Supplied information —
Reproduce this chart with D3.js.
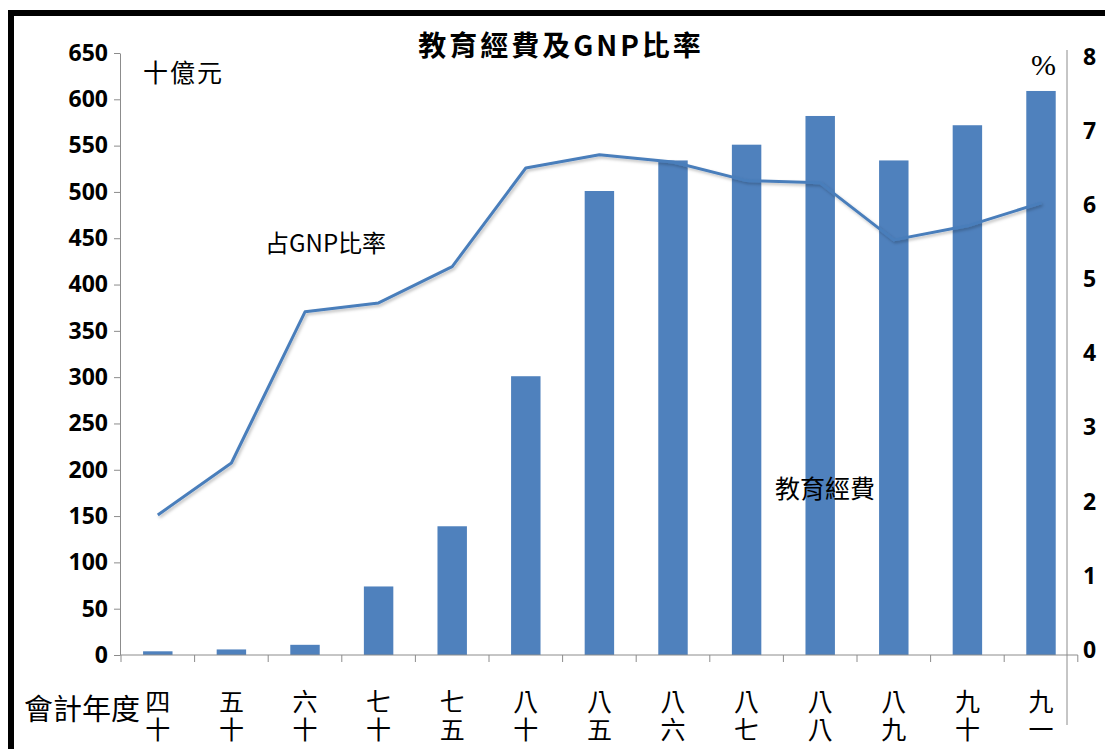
<!DOCTYPE html>
<html>
<head>
<meta charset="utf-8">
<script src="https://cdn.jsdelivr.net/npm/d3@7/dist/d3.min.js"></script>
<style>
  html, body { margin: 0; padding: 0; background: #fff; }
  svg { display: block; }
</style>
</head>
<body>
<script>
// ---- Data ----
const categories = ["四十","五十","六十","七十","七五","八十","八五","八六","八七","八八","八九","九十","九一"];
const funding = [4, 6, 11, 74, 139, 301, 501, 534, 551, 582, 534, 572, 609];       // 十億元
const gnpRatio = [1.89, 2.59, 4.63, 4.75, 5.24, 6.57, 6.75, 6.65, 6.40, 6.37, 5.60, 5.79, 6.10]; // %
const leftTicks = [0, 50, 100, 150, 200, 250, 300, 350, 400, 450, 500, 550, 600, 650];
const rightTicks = [0, 1, 2, 3, 4, 5, 6, 7, 8];
const titleText = "教育經費及GNP比率";

// ---- Layout ----
const W = 1105, H = 749;
const svg = d3.select("body").append("svg").attr("width", W).attr("height", H);

const defs = svg.append("defs");
const f = defs.append("filter").attr("id", "shadow").attr("x", "-5%").attr("y", "-5%").attr("width", "110%").attr("height", "120%");
f.append("feDropShadow").attr("dx", 1.5).attr("dy", 2).attr("stdDeviation", 1.5).attr("flood-color", "#000").attr("flood-opacity", 0.25);

const x = d3.scaleBand().domain(categories).range([121, 1077.8]).paddingInner(0.6).paddingOuter(0.3);
const yL = d3.scaleLinear().domain([0, 650]).range([655, 53]);
const yR = d3.scaleLinear().domain([0, 8]).range([655, 62]);

const numFont = "'Open Sans', 'DejaVu Sans', sans-serif";
const cjkFont = "'Noto Sans CJK TC', 'Noto Sans CJK SC', sans-serif";

// Frame border (top & left visible)
svg.append("path")
  .attr("d", `M11,${H + 10} L11,13 L${W + 10},13`)
  .attr("fill", "none").attr("stroke", "#000").attr("stroke-width", 6);

// Bars
svg.append("g").selectAll("rect").data(funding).join("rect")
  .attr("x", (d, i) => x(categories[i]))
  .attr("width", x.bandwidth())
  .attr("y", d => yL(d))
  .attr("height", d => yL(0) - yL(d))
  .attr("fill", "#4F81BD");

// Left axis
const gL = svg.append("g").attr("transform", "translate(120,0)")
  .call(d3.axisLeft(yL).tickValues(leftTicks).tickSize(6).tickSizeOuter(0).tickPadding(6));
gL.select(".domain").attr("stroke", "#8c8c8c");
gL.selectAll(".tick line").attr("stroke", "#8c8c8c");
gL.selectAll(".tick text").attr("font-family", numFont).attr("font-weight", "bold").attr("font-size", 23).attr("fill", "#000");

// Right axis
const gR = svg.append("g").attr("transform", "translate(1067,0)")
  .call(d3.axisRight(yR).tickValues(rightTicks).tickSize(0).tickSizeOuter(0).tickPadding(16));
gR.select(".domain").attr("d", "M0,50V725").attr("stroke", "#8c8c8c");
gR.selectAll(".tick text").attr("font-family", numFont).attr("font-weight", "bold").attr("font-size", 23).attr("fill", "#000").attr("dy", "0.1em");

// X axis line and boundary ticks
const gX = svg.append("g");
gX.append("line").attr("x1", 120).attr("x2", 1077.8).attr("y1", yL(0)).attr("y2", yL(0)).attr("stroke", "#8c8c8c");
const step = x.step();
const bounds = d3.range(categories.length + 1).map(i => i === categories.length
  ? x(categories[i - 1]) + x.bandwidth() + step * x.paddingOuter()
  : x(categories[i]) - step * x.paddingOuter());
gX.selectAll(".bt").data(bounds).join("line").attr("class", "bt")
  .attr("x1", d => d).attr("x2", d => d).attr("y1", yL(0)).attr("y2", yL(0) + 7).attr("stroke", "#8c8c8c");

// Category labels (vertical writing)
svg.append("g").selectAll("text").data(categories).join("text")
  .attr("x", c => x(c) + x.bandwidth() / 2)
  .attr("y", 689)
  .attr("writing-mode", "vertical-rl")
  .attr("letter-spacing", 3)
  .attr("font-family", cjkFont).attr("font-size", 25).attr("fill", "#000")
  .text(c => c);

// Line
const line = d3.line().x((d, i) => x(categories[i]) + x.bandwidth() / 2).y(d => yR(d));
svg.append("path").datum(gnpRatio).attr("d", line)
  .attr("fill", "none").attr("stroke", "#4A7EBB").attr("stroke-width", 3)
  .attr("stroke-linejoin", "round").attr("filter", "url(#shadow)");

// Title
svg.append("text").attr("x", 561).attr("y", 44).attr("text-anchor", "middle").attr("dominant-baseline", "central")
  .attr("font-family", cjkFont).attr("font-weight", "bold").attr("font-size", 28).attr("letter-spacing", 3)
  .text(titleText);

// Annotations
const ann = svg.append("g").attr("font-family", cjkFont).attr("fill", "#000");
ann.append("text").attr("x", 143).attr("y", 71).attr("dominant-baseline", "central").attr("font-size", 25).attr("letter-spacing", 2).text("十億元");
ann.append("text").attr("x", 265).attr("y", 241).attr("dominant-baseline", "central").attr("font-size", 24).text("占GNP比率");
ann.append("text").attr("x", 775).attr("y", 487).attr("dominant-baseline", "central").attr("font-size", 25).text("教育經費");
ann.append("text").attr("x", 24).attr("y", 707).attr("dominant-baseline", "central").attr("font-size", 29).text("會計年度");
svg.append("text").attr("x", 1031).attr("y", 64).attr("dominant-baseline", "central")
  .attr("font-family", "'Liberation Serif', serif").attr("font-size", 30).text("%");
</script>
</body>
</html>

Exercise brief — Print the complete listing exactly as it stands, without its pictures.

Task response —
Reproduce this chart with D3.js.
<!DOCTYPE html>
<html>
<head>
<meta charset="utf-8">
<script src="https://cdn.jsdelivr.net/npm/d3@7/dist/d3.min.js"></script>
<style>
  html, body { margin: 0; padding: 0; background: #fff; }
  svg { display: block; }
</style>
</head>
<body>
<script>
// ---- Data ----
const categories = ["四十","五十","六十","七十","七五","八十","八五","八六","八七","八八","八九","九十","九一"];
const funding = [4, 6, 11, 74, 139, 301, 501, 534, 551, 582, 534, 572, 609];       // 十億元
const gnpRatio = [1.89, 2.59, 4.63, 4.75, 5.24, 6.57, 6.75, 6.65, 6.40, 6.37, 5.60, 5.79, 6.10]; // %
const leftTicks = [0, 50, 100, 150, 200, 250, 300, 350, 400, 450, 500, 550, 600, 650];
const rightTicks = [0, 1, 2, 3, 4, 5, 6, 7, 8];
const titleText = "教育經費及GNP比率";

// ---- Layout ----
const W = 1105, H = 749;
const svg = d3.select("body").append("svg").attr("width", W).attr("height", H);

const defs = svg.append("defs");
const f = defs.append("filter").attr("id", "shadow").attr("x", "-5%").attr("y", "-5%").attr("width", "110%").attr("height", "120%");
f.append("feDropShadow").attr("dx", 1.5).attr("dy", 2).attr("stdDeviation", 1.5).attr("flood-color", "#000").attr("flood-opacity", 0.25);

const x = d3.scaleBand().domain(categories).range([121, 1077.8]).paddingInner(0.6).paddingOuter(0.3);
const yL = d3.scaleLinear().domain([0, 650]).range([655, 53]);
const yR = d3.scaleLinear().domain([0, 8]).range([655, 62]);

const numFont = "'Open Sans', 'DejaVu Sans', sans-serif";
const cjkFont = "'Noto Sans CJK TC', 'Noto Sans CJK SC', sans-serif";

// Frame border (top & left visible)
svg.append("path")
  .attr("d", `M11,${H + 10} L11,13 L${W + 10},13`)
  .attr("fill", "none").attr("stroke", "#000").attr("stroke-width", 6);

// Bars
svg.append("g").selectAll("rect").data(funding).join("rect")
  .attr("x", (d, i) => x(categories[i]))
  .attr("width", x.bandwidth())
  .attr("y", d => yL(d))
  .attr("height", d => yL(0) - yL(d))
  .attr("fill", "#4F81BD");

// Left axis
const gL = svg.append("g").attr("transform", "translate(120,0)")
  .call(d3.axisLeft(yL).tickValues(leftTicks).tickSize(6).tickSizeOuter(0).tickPadding(6));
gL.select(".domain").attr("stroke", "#8c8c8c");
gL.selectAll(".tick line").attr("stroke", "#8c8c8c");
gL.selectAll(".tick text").attr("font-family", numFont).attr("font-weight", "bold").attr("font-size", 23).attr("fill", "#000");

// Right axis
const gR = svg.append("g").attr("transform", "translate(1067,0)")
  .call(d3.axisRight(yR).tickValues(rightTicks).tickSize(0).tickSizeOuter(0).tickPadding(16));
gR.select(".domain").attr("d", "M0,50V725").attr("stroke", "#8c8c8c");
gR.selectAll(".tick text").attr("font-family", numFont).attr("font-weight", "bold").attr("font-size", 23).attr("fill", "#000").attr("dy", "0.1em");

// X axis line and boundary ticks
const gX = svg.append("g");
gX.append("line").attr("x1", 120).attr("x2", 1077.8).attr("y1", yL(0)).attr("y2", yL(0)).attr("stroke", "#8c8c8c");
const step = x.step();
const bounds = d3.range(categories.length + 1).map(i => i === categories.length
  ? x(categories[i - 1]) + x.bandwidth() + step * x.paddingOuter()
  : x(categories[i]) - step * x.paddingOuter());
gX.selectAll(".bt").data(bounds).join("line").attr("class", "bt")
  .attr("x1", d => d).attr("x2", d => d).attr("y1", yL(0)).attr("y2", yL(0) + 7).attr("stroke", "#8c8c8c");

// Category labels (vertical writing)
svg.append("g").selectAll("text").data(categories).join("text")
  .attr("x", c => x(c) + x.bandwidth() / 2)
  .attr("y", 689)
  .attr("writing-mode", "vertical-rl")
  .attr("letter-spacing", 3)
  .attr("font-family", cjkFont).attr("font-size", 25).attr("fill", "#000")
  .text(c => c);

// Line
const line = d3.line().x((d, i) => x(categories[i]) + x.bandwidth() / 2).y(d => yR(d));
svg.append("path").datum(gnpRatio).attr("d", line)
  .attr("fill", "none").attr("stroke", "#4A7EBB").attr("stroke-width", 3)
  .attr("stroke-linejoin", "round").attr("filter", "url(#shadow)");

// Title
svg.append("text").attr("x", 561).attr("y", 44).attr("text-anchor", "middle").attr("dominant-baseline", "central")
  .attr("font-family", cjkFont).attr("font-weight", "bold").attr("font-size", 28).attr("letter-spacing", 3)
  .text(titleText);

// Annotations
const ann = svg.append("g").attr("font-family", cjkFont).attr("fill", "#000");
ann.append("text").attr("x", 143).attr("y", 71).attr("dominant-baseline", "central").attr("font-size", 25).attr("letter-spacing", 2).text("十億元");
ann.append("text").attr("x", 265).attr("y", 241).attr("dominant-baseline", "central").attr("font-size", 24).text("占GNP比率");
ann.append("text").attr("x", 775).attr("y", 487).attr("dominant-baseline", "central").attr("font-size", 25).text("教育經費");
ann.append("text").attr("x", 24).attr("y", 707).attr("dominant-baseline", "central").attr("font-size", 29).text("會計年度");
svg.append("text").attr("x", 1031).attr("y", 64).attr("dominant-baseline", "central")
  .attr("font-family", "'Liberation Serif', serif").attr("font-size", 30).text("%");
</script>
</body>
</html>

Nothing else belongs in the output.